→ **Your goal**: Return exactly, please, the lines that run from the line with "Clone this chart in seaborn and matplotlib." to the line with "return 1 - py / H", ends included, and omit all pictures.

— Start Records for the task —

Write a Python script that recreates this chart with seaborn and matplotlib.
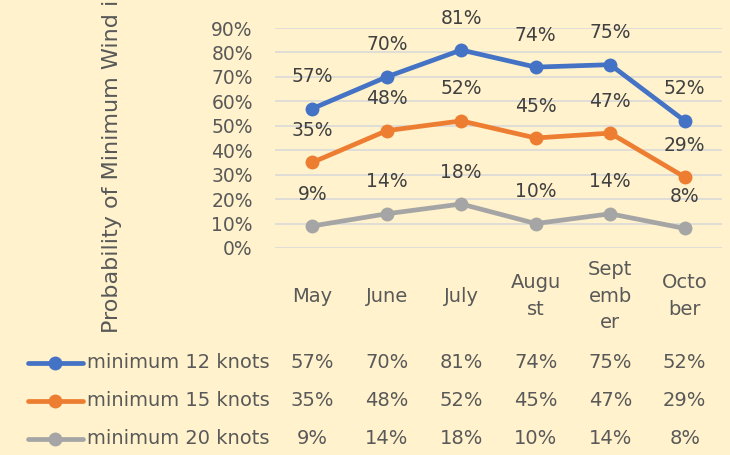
import matplotlib
matplotlib.use("Agg")
import matplotlib.pyplot as plt
import matplotlib.transforms as mtransforms
from matplotlib.lines import Line2D
import numpy as np
import pandas as pd
import seaborn as sns

months = ["May", "June", "July", "August", "September", "October"]
month_cells = ["May", "June", "July", "Augu\nst", "Sept\nemb\ner", "Octo\nber"]
series = ["minimum 12 knots", "minimum 15 knots", "minimum 20 knots"]
min12 = [0.57, 0.70, 0.81, 0.74, 0.75, 0.52]
min15 = [0.35, 0.48, 0.52, 0.45, 0.47, 0.29]
min20 = [0.09, 0.14, 0.18, 0.10, 0.14, 0.08]
colors = ["#4472C4", "#ED7D31", "#A5A5A5"]
yticks = [0.0, 0.1, 0.2, 0.3, 0.4, 0.5, 0.6, 0.7, 0.8, 0.9]

df = pd.DataFrame({
    "idx": list(range(6)) * 3,
    "value": min12 + min15 + min20,
    "series": [s for s in series for _ in range(6)],
})

sns.set_style("white")
plt.rcParams["font.family"] = ["DejaVu Sans"]
bg = "#FFF2CC"
txt = "#595959"

W, H = 730, 455
fig = plt.figure(figsize=(W / 100, H / 100), dpi=100, facecolor=bg)

# overlay in pixel coords for the data table and legend keys
ov = fig.add_axes([0, 0, 1, 1], zorder=0)
ov.set_xlim(0, W)
ov.set_ylim(H, 0)
ov.axis("off")
ov.patch.set_visible(False)

left, right, top, bottom = 275, 722, 28, 248
ax = fig.add_axes([left / W, 1 - bottom / H, (right - left) / W, (bottom - top) / H], zorder=1)
ax.set_facecolor(bg)
ax.patch.set_visible(False)

sns.lineplot(data=df, x="idx", y="value", hue="series", palette=colors,
             marker="o", markersize=10, markeredgewidth=0, linewidth=3.4,
             legend=False, ax=ax, zorder=3)

ax.set_xlim(-0.5, 5.5)
ax.set_ylim(0, 0.9)
ax.set_yticks(yticks)
ax.set_yticklabels([f"{int(round(t * 100))}%" for t in yticks], fontsize=13.5, color=txt)
ax.tick_params(axis="y", length=0, pad=16)
ax.set_xticks([])
ax.grid(axis="y", color="#D9D9D9", linewidth=1.2)
ax.set_axisbelow(True)
for sp in ax.spines.values():
    sp.set_visible(False)
ax.set_xlabel("")
ax.set_ylabel("")

# data labels above points
for vals in [min12, min15, min20]:
    for i, v in enumerate(vals):
        ax.annotate(f"{int(round(v * 100))}%", (i, v), xytext=(0, 23),
                    textcoords="offset points", ha="center", va="center",
                    fontsize=13.5, color="#404040", zorder=4)

# y axis title (only the part visible in the original)
fig.text(112 / W, 1 - 333 / H, "Probability of Minimum Wind i",
         rotation=90, ha="center", va="bottom", fontsize=16, color=txt)

# data table
tr = mtransforms.blended_transform_factory(ax.transData, ov.transData)
for i, m in enumerate(month_cells):
    ov.text(i, 296, m, transform=tr, ha="center", va="center",
            fontsize=14, color=txt, linespacing=1.5)
row_y = [363, 401, 439]
for vals, y in zip([min12, min15, min20], row_y):
    for i, v in enumerate(vals):
        ov.text(i, y, f"{int(round(v * 100))}%", transform=tr, ha="center",
                va="center", fontsize=14, color=txt)

# legend keys
for name, c, y in zip(series, colors, row_y):
    ov.add_line(Line2D([28, 83], [y, y], color=c, linewidth=3.4,
                       solid_capstyle="round"))
    ov.plot([55], [y], marker="o", color=c, markersize=10, markeredgewidth=0)
    ov.text(87, y, name, ha="left", va="center", fontsize=14, color=txt)

fig.savefig("out.png", dpi=100, facecolor=bg)
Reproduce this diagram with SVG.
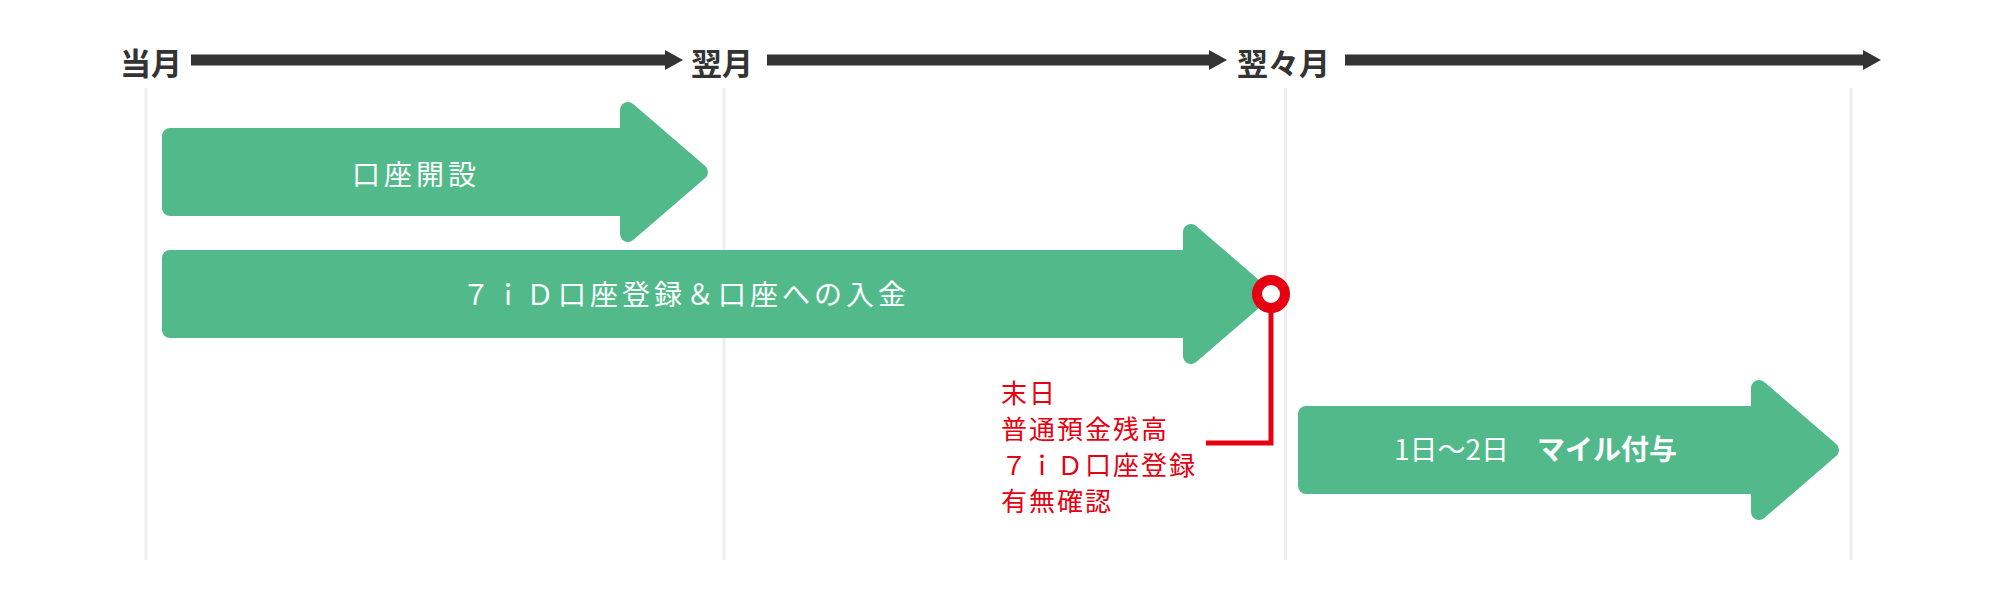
<svg xmlns="http://www.w3.org/2000/svg" width="2000" height="596" viewBox="0 0 2000 596">
<style>
.grid{stroke:#EEEEEE;stroke-width:3;fill:none}
.tl{stroke:#333333;stroke-width:11;fill:none}
.hd{font-family:"Noto Sans CJK JP","Noto Sans",sans-serif;font-size:31px;font-weight:700;fill:#333333}
.arr{fill:#52BA8A;stroke:#52BA8A;stroke-width:16;stroke-linejoin:round}
.lbl{font-family:"Noto Sans CJK JP","Noto Sans",sans-serif;font-size:28px;fill:#FFFFFF;letter-spacing:4px}
.red{font-family:"Noto Sans CJK JP","Noto Sans",sans-serif;font-size:26px;fill:#E50012;letter-spacing:2px}
.rl{stroke:#E50012;stroke-width:5;fill:none}
</style>
<defs>
<marker id="ah" markerUnits="userSpaceOnUse" markerWidth="18" markerHeight="20" refX="0" refY="10" orient="auto" viewBox="0 0 18 20">
<path d="M0,0 L18,10 L0,20 Z" fill="#333333"/>
</marker>
</defs>
<rect width="2000" height="596" fill="#FFFFFF"/>
<g id="gridlines">
<line class="grid" x1="146" y1="88" x2="146" y2="560"/>
<line class="grid" x1="724" y1="88" x2="724" y2="560"/>
<line class="grid" x1="1285.5" y1="88" x2="1285.5" y2="560"/>
<line class="grid" x1="1851" y1="88" x2="1851" y2="560"/>
</g>
<g id="header-this-month"><text class="hd" x="120" y="75">当月</text></g>
<g id="header-next-month"><text class="hd" x="691" y="75">翌月</text></g>
<g id="header-month-after"><text class="hd" x="1237" y="75">翌々月</text></g>
<g id="node-account-open">
<polygon class="arr" points="170,136 628,136 628,110 700,172 628,234 628,208 170,208"/>
<text class="lbl" x="416" y="185" text-anchor="middle">口座開設</text>
</g>
<g id="node-7id-deposit">
<polygon class="arr" points="170,258 1191,258 1191,232 1263,294 1191,356 1191,330 170,330"/>
<text class="lbl" x="686" y="305" text-anchor="middle">７ｉＤ口座登録＆口座への入金</text>
</g>
<g id="node-miles">
<polygon class="arr" points="1306,414 1759,414 1759,388 1831,450 1759,512 1759,486 1306,486"/>
<text class="lbl" x="1394" y="460" style="letter-spacing:0px">1日〜2日　<tspan font-weight="700">マイル付与</tspan></text>
</g>
<g id="node-check-note">
<text class="red" x="1001" y="403">末日</text>
<text class="red" x="1001" y="439">普通預金残高</text>
<text class="red" x="1001" y="475">７ｉＤ口座登録</text>
<text class="red" x="1001" y="511">有無確認</text>
</g>
<g id="connectors">
<line class="tl" x1="191" y1="60" x2="665" y2="60" marker-end="url(#ah)"/>
<line class="tl" x1="767" y1="60" x2="1209" y2="60" marker-end="url(#ah)"/>
<line class="tl" x1="1345" y1="60" x2="1863" y2="60" marker-end="url(#ah)"/>
<path class="rl" d="M1206,443 H1271 V305"/>
<circle cx="1271" cy="294" r="14" fill="#FFFFFF" stroke="#E50012" stroke-width="10"/>
</g>
</svg>
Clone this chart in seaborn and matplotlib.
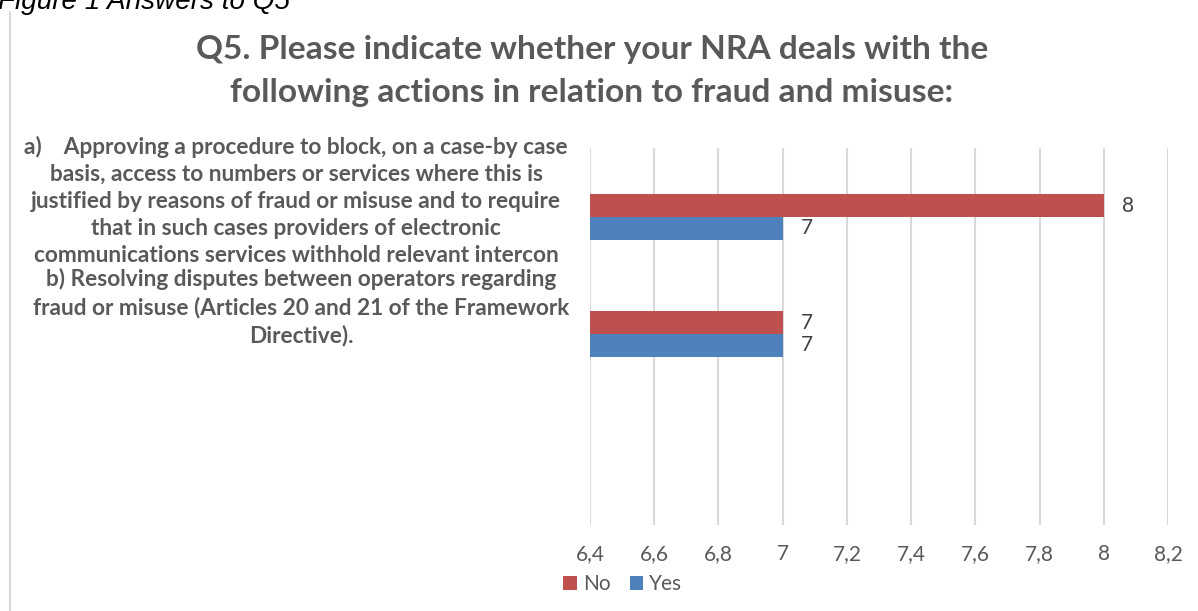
import matplotlib
matplotlib.use("Agg")
import matplotlib.pyplot as plt
import seaborn as sns
import pandas as pd
from matplotlib.lines import Line2D
from matplotlib.patches import Patch

# ---- data ----
categories = [
    "a)    Approving a procedure to block, on a case-by case\nbasis, access to numbers or services where this is\njustified by reasons of fraud or misuse and to require\nthat in such cases providers of electronic\ncommunications services withhold relevant intercon",
    "b) Resolving disputes between operators regarding\nfraud or misuse (Articles 20 and 21 of the Framework\nDirective).",
]
series = ["No", "Yes"]
no_values = [8, 7]
yes_values = [7, 7]
x_ticks = [6.4, 6.6, 6.8, 7.0, 7.2, 7.4, 7.6, 7.8, 8.0, 8.2]
x_tick_labels = ["6,4", "6,6", "6,8", "7", "7,2", "7,4", "7,6", "7,8", "8", "8,2"]
title = "Q5. Please indicate whether your NRA deals with the\nfollowing actions in relation to fraud and misuse:"
caption = "Figure 1 Answers to Q5"

colors = {"No": "#C0504D", "Yes": "#4F81BD"}

df = pd.DataFrame({
    "category": [c for c in ["a", "b"] for _ in series],
    "series": series * 2,
    "value": [no_values[0], yes_values[0], no_values[1], yes_values[1]],
})

sns.set_theme(style="white")
plt.rcParams["font.family"] = ["Lato", "DejaVu Sans"]

W, H = 1198, 611
fig = plt.figure(figsize=(W / 100, H / 100), dpi=100)

def fx(px):
    return px / W

def fy(py):
    return 1 - py / H

# axes: plot area x 590..1168, y 148..525
ax = fig.add_axes([fx(590), fy(525), fx(1168) - fx(590), fy(148) - fy(525)])

sns.barplot(data=df, y="category", x="value", hue="series", hue_order=series,
            palette=colors, orient="h", width=0.385, ax=ax, legend=False,
            saturation=1, linewidth=0)

# category spacing 117 px; category a center at 217 px
sp = 117.0
ax.set_ylim((525 - 217) / sp, (148 - 217) / sp)
ax.set_xlim(6.4, 8.2)
ax.set_xticks(x_ticks)
ax.set_xticklabels(x_tick_labels, color="#595959", fontsize=15)
ax.tick_params(axis="x", length=0, pad=14)
ax.set_yticks([])
ax.set_xlabel("")
ax.set_ylabel("")
for s in ax.spines.values():
    s.set_visible(False)
ax.grid(axis="x", color="#D9D9D9", linewidth=1.5)
ax.set_axisbelow(True)

for cont in ax.containers:
    ax.bar_label(cont, fmt="%g", padding=13, color="#404040", fontsize=15)

fig.canvas.draw()
renderer = fig.canvas.get_renderer()

def fit_width(t, target_px):
    bb = t.get_window_extent(renderer)
    t.set_fontsize(t.get_fontsize() * target_px / bb.width)

# title
t = fig.text(fx(592), fy(71), title, ha="center", va="center", fontsize=22,
             fontweight="bold", color="#595959", linespacing=1.55)
fit_width(t, 790)

# category labels
lab_a = fig.text(fx(296), fy(201), categories[0], ha="center", va="center",
                 fontsize=12, fontweight="bold", color="#595959", linespacing=1.35)
fit_width(lab_a, 540)
lab_b = fig.text(fx(301), fy(307), categories[1], ha="center", va="center",
                 fontsize=lab_a.get_fontsize(), fontweight="bold", color="#595959",
                 linespacing=1.35)

# caption (cut at top, as in the reference)
cap = fig.text(fx(-2), fy(2), caption, ha="left", va="center", fontsize=18,
               style="italic", color="#000000", family=["Liberation Sans", "DejaVu Sans"])
fit_width(cap, 292)

# left border
fig.add_artist(Line2D([fx(10), fx(10)], [fy(12), 0], color="#D9D9D9", linewidth=1.5))

# legend
handles = [Patch(facecolor=colors[s], edgecolor="none", label=s) for s in series]
fig.legend(handles=handles, loc="center", bbox_to_anchor=(fx(623), fy(584)), ncol=2,
           frameon=False, fontsize=15, handlelength=0.65, handleheight=0.65,
           handletextpad=0.3, columnspacing=0.9, labelcolor="#595959")

fig.savefig("out.png", dpi=100, facecolor="white")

— End Records for the task —

→ **Written solution**:
Clone this chart in seaborn and matplotlib.
import matplotlib
matplotlib.use("Agg")
import matplotlib.pyplot as plt
import seaborn as sns
import pandas as pd
from matplotlib.lines import Line2D
from matplotlib.patches import Patch

# ---- data ----
categories = [
    "a)    Approving a procedure to block, on a case-by case\nbasis, access to numbers or services where this is\njustified by reasons of fraud or misuse and to require\nthat in such cases providers of electronic\ncommunications services withhold relevant intercon",
    "b) Resolving disputes between operators regarding\nfraud or misuse (Articles 20 and 21 of the Framework\nDirective).",
]
series = ["No", "Yes"]
no_values = [8, 7]
yes_values = [7, 7]
x_ticks = [6.4, 6.6, 6.8, 7.0, 7.2, 7.4, 7.6, 7.8, 8.0, 8.2]
x_tick_labels = ["6,4", "6,6", "6,8", "7", "7,2", "7,4", "7,6", "7,8", "8", "8,2"]
title = "Q5. Please indicate whether your NRA deals with the\nfollowing actions in relation to fraud and misuse:"
caption = "Figure 1 Answers to Q5"

colors = {"No": "#C0504D", "Yes": "#4F81BD"}

df = pd.DataFrame({
    "category": [c for c in ["a", "b"] for _ in series],
    "series": series * 2,
    "value": [no_values[0], yes_values[0], no_values[1], yes_values[1]],
})

sns.set_theme(style="white")
plt.rcParams["font.family"] = ["Lato", "DejaVu Sans"]

W, H = 1198, 611
fig = plt.figure(figsize=(W / 100, H / 100), dpi=100)

def fx(px):
    return px / W

def fy(py):
    return 1 - py / H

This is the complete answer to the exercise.